3 Things to Talk to Your Accountant About Today
We hear about collaboration in business often these days. Collaboration can take on different forms. You can collaborate with fellow employees across various departments in the same company, or with people and organizations external to your own.
As a small business owner, you probably don’t have an internal accounting department, so you use an external bookkeeper to keep your books and records. Your bookkeeper probably does a pretty good job at processing your accounting transactions, but you benefit when transactions are processed, interpreted, and discussed promptly.
You should see how your numbers are tracking against your business financial goals. To do this, you need an accountant who will work with you to understand your business and the numbers behind the company.
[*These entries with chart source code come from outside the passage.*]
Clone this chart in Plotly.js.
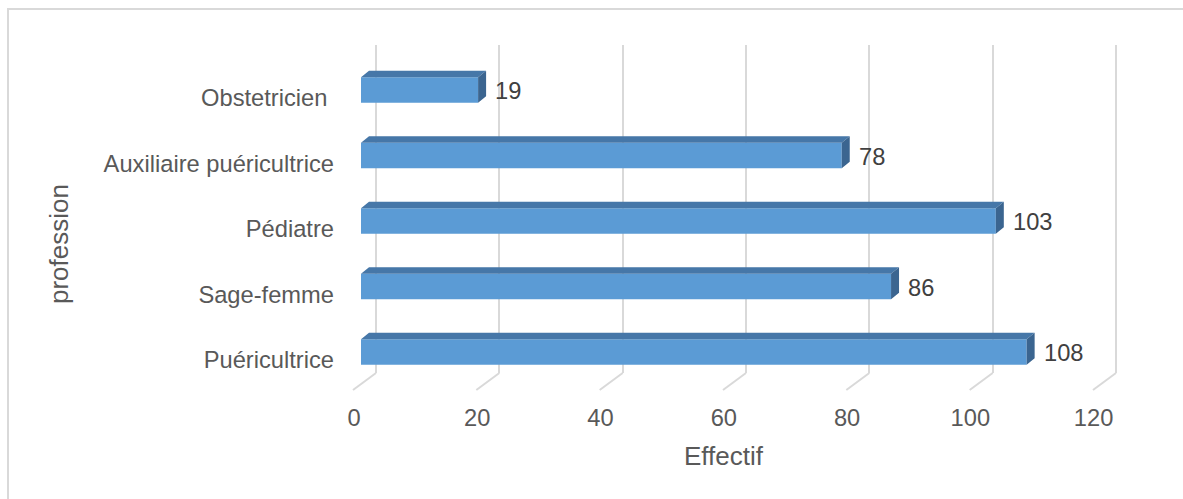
<!DOCTYPE html>
<html>
<head>
<meta charset="utf-8">
<script src="https://cdn.plot.ly/plotly-3.0.1.min.js"></script>
<style>
  html, body { margin: 0; padding: 0; background: #ffffff; }
  #chart { width: 1183px; height: 499px; }
</style>
</head>
<body>
<div id="chart"></div>
<script>
// Effectif par profession (bottom to top)
const professions = ['Puéricultrice', 'Sage-femme', 'Pédiatre', 'Auxiliaire puéricultrice', 'Obstetricien '];
const effectifs = [108, 86, 103, 78, 19];
const xTicks = [0, 20, 40, 60, 80, 100, 120];

const W = 1183, H = 499;
const TXT = '#595959';
const GRID = '#d9d9d9';
const FONT = 'Liberation Sans, Arial, sans-serif';

// Front plane (bars) and back wall (gridlines) geometry in pixels
const front = { x0: 361, x1: 1100.6, yTop: 57.25, yBot: 384.75 };
const back = { x0: 376, x1: 1116, yTop: 45, yBot: 373 };
const xMax = 120;
const pxPerUnit = (front.x1 - front.x0) / xMax;
const pxPerCat = (front.yBot - front.yTop) / professions.length;

// the back-wall axis is padded so its edge gridlines and floor lines are not clipped
const pad = 5;
const backPx = (back.x1 - back.x0) / xMax;

// Depth of each bar (top and side faces), in pixels
const depthX = 8, depthY = 6.5;
const dxU = depthX / pxPerUnit;
const dyU = depthY / pxPerCat;
const barW = 0.39, half = barW / 2;

const idx = professions.map((_, i) => i);

// Top and side faces of the 3D bars, built from the values
const topX = [], topY = [], sideX = [], sideY = [];
effectifs.forEach((v, i) => {
  const yt = i + half, yb = i - half;
  topX.push(0, dxU, v + dxU, v, 0, null);
  topY.push(yt, yt + dyU, yt + dyU, yt, yt, null);
  sideX.push(v, v + dxU, v + dxU, v, v, null);
  sideY.push(yt, yt + dyU, yb + dyU, yb, yt, null);
});

const traces = [
  // back wall subplot (holds only the gridlines)
  { type: 'scatter', x: [], y: [], xaxis: 'x', yaxis: 'y', hoverinfo: 'skip', showlegend: false },
  { type: 'scatter', mode: 'none', x: topX, y: topY, fill: 'toself', fillcolor: '#4677a8',
    xaxis: 'x2', yaxis: 'y2', hoverinfo: 'skip', showlegend: false },
  { type: 'scatter', mode: 'none', x: sideX, y: sideY, fill: 'toself', fillcolor: '#3b6590',
    xaxis: 'x2', yaxis: 'y2', hoverinfo: 'skip', showlegend: false },
  { type: 'bar', orientation: 'h', x: effectifs, y: idx, width: barW,
    marker: { color: '#5b9bd5', line: { width: 0 } },
    xaxis: 'x2', yaxis: 'y2', hoverinfo: 'skip', showlegend: false }
];

// floor lines from the foot of each gridline towards the front labels
const floorDx = 23 / backPx;
const shapes = xTicks.map(t => ({
  type: 'line', xref: 'x', yref: 'paper',
  x0: t, x1: t - floorDx,
  y0: 1 - back.yBot / H, y1: 1 - (back.yBot + 17) / H,
  line: { color: GRID, width: 2 }
}));
// chart area border
shapes.push({
  type: 'rect', xref: 'paper', yref: 'paper',
  x0: 8 / W, x1: 1.02, y0: -0.05, y1: 1 - 9 / H,
  line: { color: GRID, width: 2 }, fillcolor: 'rgba(0,0,0,0)'
});

const annotations = effectifs.map((v, i) => ({
  xref: 'x2', yref: 'y2', x: v, y: i, text: String(v),
  xanchor: 'left', yanchor: 'middle', xshift: 15, yshift: -1, showarrow: false,
  font: { family: FONT, size: 23.7, color: '#404040' }
}));
annotations.push({
  xref: 'paper', yref: 'paper', x: 723.8 / W, y: 1 - 456 / H, text: 'Effectif',
  xanchor: 'center', yanchor: 'middle', showarrow: false,
  font: { family: FONT, size: 26, color: TXT }
});
annotations.push({
  xref: 'paper', yref: 'paper', x: 59 / W, y: 1 - 244 / H, text: 'profession',
  textangle: -90, xanchor: 'center', yanchor: 'middle', showarrow: false,
  font: { family: FONT, size: 26, color: TXT }
});

const layout = {
  width: W, height: H,
  margin: { l: 0, r: 0, t: 0, b: 0 },
  paper_bgcolor: '#ffffff', plot_bgcolor: 'rgba(0,0,0,0)',
  font: { family: FONT, color: TXT },
  showlegend: false,
  xaxis: {
    domain: [(back.x0 - pad * backPx) / W, (back.x1 + pad * backPx) / W],
    range: [-pad, xMax + pad], anchor: 'y',
    tickvals: xTicks, showgrid: true, gridcolor: GRID, gridwidth: 2,
    zeroline: false, showline: false, showticklabels: false, ticks: '', fixedrange: true
  },
  yaxis: {
    domain: [1 - back.yBot / H, 1 - back.yTop / H], range: [0, 1], anchor: 'x',
    showgrid: false, zeroline: false, showline: false, showticklabels: false, ticks: '', fixedrange: true
  },
  xaxis2: {
    domain: [front.x0 / W, front.x1 / W], range: [0, xMax], anchor: 'y2',
    tickvals: xTicks, ticktext: xTicks.map(String),
    showgrid: false, zeroline: false, showline: false, ticks: '',
    ticklabelshift: -7, ticklabelstandoff: 17,
    tickfont: { family: FONT, size: 23.7, color: TXT }, fixedrange: true
  },
  yaxis2: {
    domain: [1 - front.yBot / H, 1 - front.yTop / H], range: [-0.5, professions.length - 0.5], anchor: 'x2',
    tickvals: idx, ticktext: professions.map(p => p.replace(/ $/, '\u00a0')),
    showgrid: false, zeroline: false, showline: false, ticks: '',
    ticklabelshift: 8, ticklabelstandoff: 26,
    tickfont: { family: FONT, size: 23.7, color: TXT }, fixedrange: true
  },
  shapes: shapes,
  annotations: annotations
};

Plotly.newPlot('chart', traces, layout, { staticPlot: true, displayModeBar: false });
</script>
</body>
</html>
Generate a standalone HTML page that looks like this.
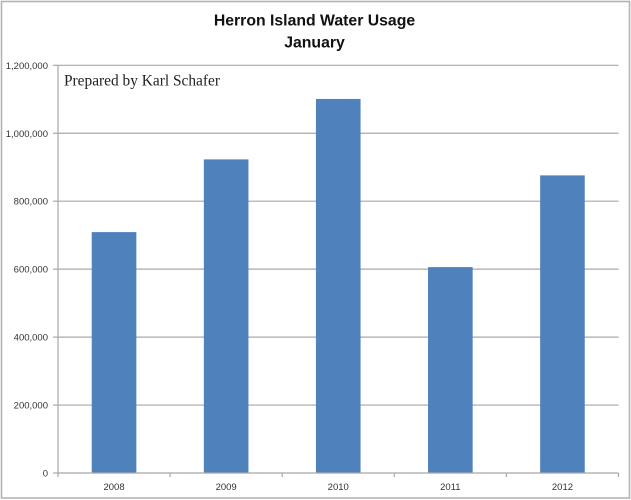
<!DOCTYPE html>
<html>
<head>
<meta charset="utf-8">
<style>
html,body{margin:0;padding:0;background:#fff;}
#wrap{width:631px;height:500px;overflow:hidden;position:relative;}
svg{display:block;}
text{font-family:"Liberation Sans",sans-serif;}
</style>
</head>
<body>
<div id="wrap">
<svg id="chart" width="631" height="500" viewBox="0 0 631 500" xmlns="http://www.w3.org/2000/svg">
  <rect x="1.5" y="1.5" width="628" height="496.5" fill="#fff" stroke="#b4b4b4" stroke-width="1.6"/>
  <text x="314.5" y="25.5" text-anchor="middle" font-size="15.8" font-weight="bold" fill="#111">Herron Island Water Usage</text>
  <text x="314.5" y="47.5" text-anchor="middle" font-size="15.8" font-weight="bold" fill="#111">January</text>
  <g id="grid"></g>
  <g id="bars"></g>
  <g id="axes"></g>
  <text x="64" y="85.5" font-size="15.4" fill="#222" style="font-family:'Liberation Serif',serif">Prepared by Karl Schafer</text>
</svg>
</div>
<script>
const categories = ['2008', '2009', '2010', '2011', '2012'];
const usage = [709000, 923000, 1101000, 606000, 876000];
const yTicks = [0, 200000, 400000, 600000, 800000, 1000000, 1200000];
const yTickLabels = ['0', '200,000', '400,000', '600,000', '800,000', '1,000,000', '1,200,000'];

const plotLeft = 58, plotRight = 618.5, plotTop = 65.3, plotBottom = 473;
const yMax = 1200000;
const svgNS = 'http://www.w3.org/2000/svg';
const yScale = v => plotBottom - (v / yMax) * (plotBottom - plotTop);
const band = (plotRight - plotLeft) / categories.length;
const xCenter = i => plotLeft + band * (i + 0.5);
const barWidth = band * 0.398;

function make(tag, attrs, parent) {
  const el = document.createElementNS(svgNS, tag);
  for (const k in attrs) el.setAttribute(k, attrs[k]);
  parent.appendChild(el);
  return el;
}
const gridG = document.getElementById('grid');
const barsG = document.getElementById('bars');
const axesG = document.getElementById('axes');
const axisColor = '#a8a8a8';

yTicks.forEach((t, i) => {
  const y = yScale(t);
  if (t > 0) {
    const g = make('line', {x1: plotLeft, x2: plotRight, y1: y, y2: y, stroke: axisColor, 'stroke-width': 1.2}, gridG);
    
    
  }
  const tick = make('line', {x1: plotLeft - 5, x2: plotLeft, y1: y, y2: y, stroke: axisColor, 'stroke-width': 1.2}, axesG);
  
  
  const lab = make('text', {x: 48, y: y + 3.5, 'text-anchor': 'end', 'font-size': 9.5, fill: '#333'}, axesG);
  lab.textContent = yTickLabels[i];
  
  
});

categories.forEach((c, i) => {
  const top = yScale(usage[i]);
  const r = make('rect', {x: xCenter(i) - barWidth / 2, y: top, width: barWidth, height: plotBottom - top, fill: '#4f81bd'}, barsG);
  
  
  const lab = make('text', {x: xCenter(i), y: 490, 'text-anchor': 'middle', 'font-size': 9.5, fill: '#333'}, axesG);
  lab.textContent = c;
  
  
});

for (let i = 0; i <= categories.length; i++) {
  const x = plotLeft + band * i;
  const t = make('line', {x1: x, x2: x, y1: plotBottom, y2: plotBottom + 4, stroke: axisColor, 'stroke-width': 1.2}, axesG);
  
  
}

const yAxis = make('line', {x1: plotLeft, x2: plotLeft, y1: plotTop, y2: plotBottom, stroke: axisColor, 'stroke-width': 1.2}, axesG);


const xAxis = make('line', {x1: plotLeft, x2: plotRight, y1: plotBottom, y2: plotBottom, stroke: axisColor, 'stroke-width': 1.2}, axesG);


</script>
</body>
</html>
Unfortunately, processing transactions doesn’t facilitate this understanding or discussion.
When you’re are ready to move beyond the processing and are committed to working on growing your business, you should look to an accountant to help gain further insight from the numbers.
3 Things To Discuss
Once you’ve decided to move beyond the processing of transactions, there are three things you should discuss with your accountant now. Note that not one topic matter is about taxes. While taxes are essential, they are over-emphasized in small-business.
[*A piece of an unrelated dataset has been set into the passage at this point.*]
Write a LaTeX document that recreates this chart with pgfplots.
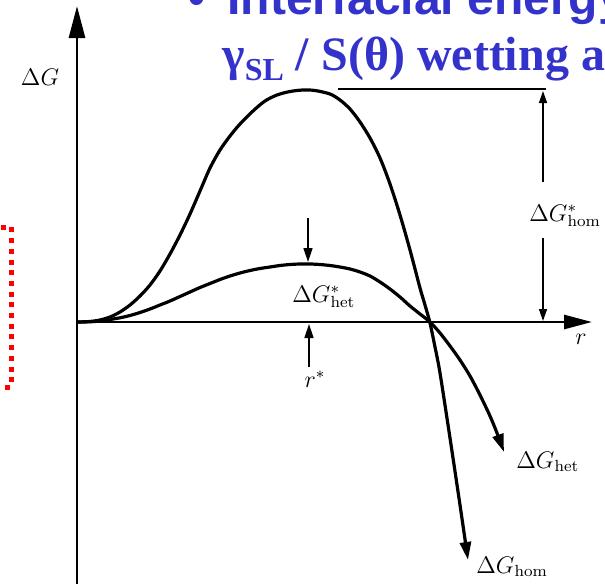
\documentclass[border=0pt]{standalone}
\usepackage{pgfplots}
\pgfplotsset{compat=1.18}
\usepackage{fontspec}
\usetikzlibrary{arrows.meta}
\newfontfamily\slidesans{Liberation Sans}
\newfontfamily\slideserif{Liberation Serif}
\definecolor{slideblue}{RGB}{51,51,204}
\tikzset{lbl/.style={font=\fontsize{11.5}{13}\selectfont}}

% free-energy curves, in picture units (x to the right, y downwards)
\pgfplotstableread{
x   y
77  322
90  321.5
100 320
110 317
120 312
130 305
140 296
150 285
160 271
170 254
180 235
190 214
200 191
210 168
220 150
230 136
240 124
253 111
265 101
277 95
290 91.5
303 90
315 90.5
330 94
340 100
350 109
360 122
370 138
380 158
390 184
400 215
410 250
420 288
425 305
430 323
435 347
440 373
450 438
460 505
468 560
}\homcurve

\pgfplotstableread{
x   y
77  322
90  321.8
100 321
110 319.5
120 317.8
130 315.5
140 312.5
150 309
160 305
170 301
180 296.5
190 292
200 287.5
210 283.5
220 279.5
230 276
240 273
250 270.5
260 268.5
270 267
280 265.5
290 264.5
300 264
310 264
320 264.5
330 265.5
340 267
350 269
360 272
370 276
380 282
390 289
400 297
410 306
420 314
430 322
440 333
450 346
460 360
470 376
480 395
490 416
497 433
504 452
}\hetcurve

\begin{document}
\begin{tikzpicture}
\useasboundingbox (0,0) rectangle (302.5pt,292pt);
\clip (0,0) rectangle (302.5pt,292pt);
\begin{axis}[
  at={(0,0)}, anchor=south west,
  scale only axis, width=302.5pt, height=292pt,
  xmin=0, xmax=605, ymin=0, ymax=584, y dir=reverse,
  hide axis, clip=false,
]
% axes
\draw[line width=1.4pt, -{Triangle[length=16pt,width=8pt]}]
  (axis cs:77,584) -- (axis cs:77,6);
\draw[line width=1.4pt, -{Triangle[length=14pt,width=7pt]}]
  (axis cs:77,322) -- (axis cs:592,322);

% curves
\addplot[line width=1.6pt, smooth, -{Triangle[length=9pt,width=5.5pt]}]
  table[x=x,y=y] {\homcurve};
\addplot[line width=1.6pt, smooth, -{Triangle[length=9pt,width=5.5pt]}]
  table[x=x,y=y] {\hetcurve};

% barrier heights
\draw[line width=0.7pt] (axis cs:338,89) -- (axis cs:546,89);
\draw[line width=0.7pt, -{Triangle[length=6pt,width=4pt]}]
  (axis cs:543,182) -- (axis cs:543,91);
\draw[line width=0.7pt, -{Triangle[length=6pt,width=4pt]}]
  (axis cs:543,238) -- (axis cs:543,321);
\draw[line width=0.8pt, -{Triangle[length=7pt,width=4.5pt]}]
  (axis cs:308,218) -- (axis cs:308,262);
\draw[line width=0.8pt, -{Triangle[length=7pt,width=4.5pt]}]
  (axis cs:309,367) -- (axis cs:309,324);

% labels
\node[lbl] at (axis cs:40,77) {$\Delta G$};
\node[lbl] at (axis cs:581,339) {$r$};
\node[lbl] at (axis cs:315,379) {$r^{*}$};
\node[lbl, anchor=base west, inner sep=0pt] at (axis cs:529,221) {$\Delta G^{*}_{\mathrm{hom}}$};
\node[lbl, anchor=base west, inner sep=0pt] at (axis cs:292,302) {$\Delta G^{*}_{\mathrm{het}}$};
\node[lbl, anchor=base west, inner sep=0pt] at (axis cs:516,468) {$\Delta G_{\mathrm{het}}$};
\node[lbl, anchor=base west, inner sep=0pt] at (axis cs:476,573) {$\Delta G_{\mathrm{hom}}$};

% slide heading
\node[anchor=base west, inner sep=0pt, text=slideblue]
  at (axis cs:188,14) {\slidesans\bfseries\fontsize{24}{28}\selectfont\textbullet};
\node[anchor=base west, inner sep=0pt, text=slideblue]
  at (axis cs:227,14) {\slidesans\bfseries\fontsize{24}{28}\selectfont Interfacial energy};
\node[anchor=base west, inner sep=0pt, text=slideblue]
  at (axis cs:222,70) {\slideserif\bfseries\fontsize{24}{28}\selectfont
    γ\raisebox{-5pt}{\fontsize{16}{18}\selectfont SL} / S(θ) wetting angle};

% dotted frame
\draw[red, line width=2.5pt, dash pattern=on 2.5pt off 2.85pt]
  (axis cs:-10,227) -- (axis cs:11,227) -- (axis cs:11,387) -- (axis cs:-10,387);
\end{axis}
\end{tikzpicture}
\end{document}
1. ASK ABOUT THE CASH FLOW STATEMENT
Unless your business is sitting on enough cash, so you don’t have to make another sale for the next seven years, you need to worry about money.
Ask your accountant why the cash flow statement is more important than your profit and loss statement and have your accountant include the cash flow statement with your monthly financial statements.
The cash flow statement tells you where your money is coming from or going to in three broad buckets: operations, investing, and financing. You should focus on cash flows from operations; this number tells you if you’re making money running your business, which is necessary to be successful.
2. Cash Forecast
Once you understand whether your operations are generating cash or not, you'll need to have a tool to help you predict where the money will come from and, where it will go. You’ll need to forecast your cash position weekly or even daily depending on your cash reserves.
To forecast anything, you need to make assumptions and have a deeper understanding of the business, operating environment, and internal and external factors affecting cash. You can’t forecast when you are only processing transactions because you have no deep understanding of the numbers behind the business.
3. Create a Plan to Increase Cash
Knowing about cash from operations (cash flow statement) and predicting the cash inflow and outflow (cash forecast) is a good start to figuring out where you can improve your cash position. You should brainstorm with your accountant on how to improve the cash inflow.
Here are some of the questions that you should explore the following when developing a plan with your accountant:
What is the turn on accounts receivable / accounts payable?
Can the turn on accounts receivable be improved / accounts payable?
How can the turn on accounts receivable / accounts payable be improved?
These sample questions are just one of many ways that you should be collaborating with your accountant on a regular basis. This type of collaboration can’t be done when your relationship with your accountant or bookkeeper is purely a transactional relationship.